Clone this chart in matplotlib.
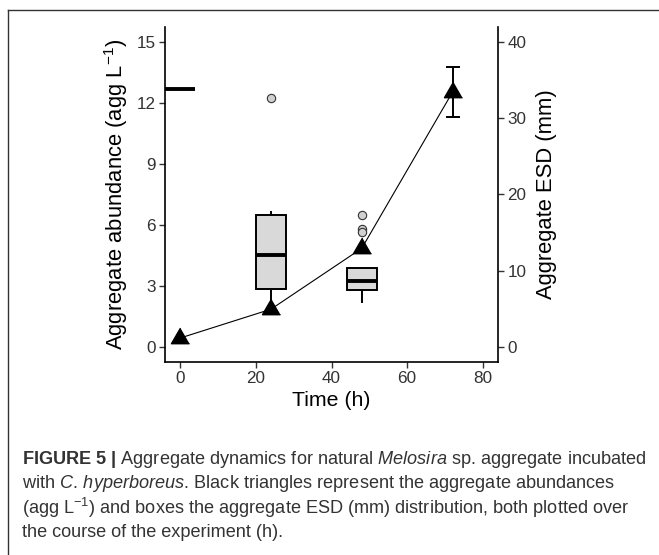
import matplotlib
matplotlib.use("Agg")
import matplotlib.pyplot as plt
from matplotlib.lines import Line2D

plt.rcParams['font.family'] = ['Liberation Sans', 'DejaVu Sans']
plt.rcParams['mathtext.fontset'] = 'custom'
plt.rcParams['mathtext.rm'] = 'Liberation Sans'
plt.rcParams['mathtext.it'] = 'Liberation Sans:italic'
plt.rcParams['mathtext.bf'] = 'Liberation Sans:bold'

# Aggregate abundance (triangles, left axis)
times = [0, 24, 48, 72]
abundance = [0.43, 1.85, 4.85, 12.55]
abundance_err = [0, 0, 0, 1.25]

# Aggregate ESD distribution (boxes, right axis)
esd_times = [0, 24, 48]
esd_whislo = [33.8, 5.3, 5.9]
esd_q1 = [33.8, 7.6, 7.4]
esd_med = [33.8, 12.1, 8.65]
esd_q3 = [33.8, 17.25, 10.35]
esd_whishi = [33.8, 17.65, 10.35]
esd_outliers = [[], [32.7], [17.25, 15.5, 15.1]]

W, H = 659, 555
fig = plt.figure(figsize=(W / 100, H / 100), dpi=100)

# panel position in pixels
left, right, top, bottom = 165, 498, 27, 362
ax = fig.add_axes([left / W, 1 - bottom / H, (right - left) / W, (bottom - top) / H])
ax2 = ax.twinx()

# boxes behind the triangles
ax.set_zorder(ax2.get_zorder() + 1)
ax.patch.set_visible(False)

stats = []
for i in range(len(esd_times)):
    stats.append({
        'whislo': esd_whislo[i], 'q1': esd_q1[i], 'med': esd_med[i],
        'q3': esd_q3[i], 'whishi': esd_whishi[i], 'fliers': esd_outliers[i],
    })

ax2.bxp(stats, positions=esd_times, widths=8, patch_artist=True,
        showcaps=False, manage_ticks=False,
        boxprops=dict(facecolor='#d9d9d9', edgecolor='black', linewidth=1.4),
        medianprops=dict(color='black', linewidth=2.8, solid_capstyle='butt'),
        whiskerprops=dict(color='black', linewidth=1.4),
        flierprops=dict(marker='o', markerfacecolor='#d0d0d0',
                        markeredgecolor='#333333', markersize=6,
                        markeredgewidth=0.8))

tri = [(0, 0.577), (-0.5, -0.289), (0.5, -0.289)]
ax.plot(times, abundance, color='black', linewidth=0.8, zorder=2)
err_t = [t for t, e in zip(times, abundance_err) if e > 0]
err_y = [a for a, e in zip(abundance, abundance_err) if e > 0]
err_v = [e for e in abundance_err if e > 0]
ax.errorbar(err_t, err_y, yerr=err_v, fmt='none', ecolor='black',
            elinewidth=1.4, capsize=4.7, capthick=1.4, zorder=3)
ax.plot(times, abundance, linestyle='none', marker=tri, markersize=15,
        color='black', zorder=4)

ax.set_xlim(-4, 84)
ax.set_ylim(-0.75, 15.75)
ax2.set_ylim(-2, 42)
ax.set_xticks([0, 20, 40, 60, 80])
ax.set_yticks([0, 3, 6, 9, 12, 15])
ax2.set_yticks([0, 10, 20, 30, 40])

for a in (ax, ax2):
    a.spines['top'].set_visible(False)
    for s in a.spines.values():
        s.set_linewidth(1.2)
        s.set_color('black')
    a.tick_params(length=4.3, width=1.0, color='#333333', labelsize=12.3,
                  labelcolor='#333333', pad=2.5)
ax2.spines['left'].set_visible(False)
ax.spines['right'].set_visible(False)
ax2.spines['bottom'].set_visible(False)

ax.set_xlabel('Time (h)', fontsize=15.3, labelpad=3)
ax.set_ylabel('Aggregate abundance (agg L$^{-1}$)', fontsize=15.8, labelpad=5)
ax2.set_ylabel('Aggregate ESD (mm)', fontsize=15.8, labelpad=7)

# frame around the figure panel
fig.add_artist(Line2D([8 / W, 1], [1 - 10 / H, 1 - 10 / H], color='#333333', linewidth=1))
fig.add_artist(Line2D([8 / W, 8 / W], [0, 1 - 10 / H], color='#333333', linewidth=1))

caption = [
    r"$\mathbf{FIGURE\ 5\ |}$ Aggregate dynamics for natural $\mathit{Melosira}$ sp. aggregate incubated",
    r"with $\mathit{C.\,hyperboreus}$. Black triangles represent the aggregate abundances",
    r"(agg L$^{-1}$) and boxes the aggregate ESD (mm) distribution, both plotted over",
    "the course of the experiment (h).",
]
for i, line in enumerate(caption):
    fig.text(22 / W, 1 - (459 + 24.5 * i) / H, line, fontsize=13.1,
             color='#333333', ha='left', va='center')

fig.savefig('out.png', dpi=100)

▸ Direction
Please take the lines from the beginning of the data above through the line holding "abundance_err = [0, 0, 0, 1.25]" and transcribe them exactly, without any pictures.

▸ Task answer
Clone this chart in matplotlib.
import matplotlib
matplotlib.use("Agg")
import matplotlib.pyplot as plt
from matplotlib.lines import Line2D

plt.rcParams['font.family'] = ['Liberation Sans', 'DejaVu Sans']
plt.rcParams['mathtext.fontset'] = 'custom'
plt.rcParams['mathtext.rm'] = 'Liberation Sans'
plt.rcParams['mathtext.it'] = 'Liberation Sans:italic'
plt.rcParams['mathtext.bf'] = 'Liberation Sans:bold'

# Aggregate abundance (triangles, left axis)
times = [0, 24, 48, 72]
abundance = [0.43, 1.85, 4.85, 12.55]
abundance_err = [0, 0, 0, 1.25]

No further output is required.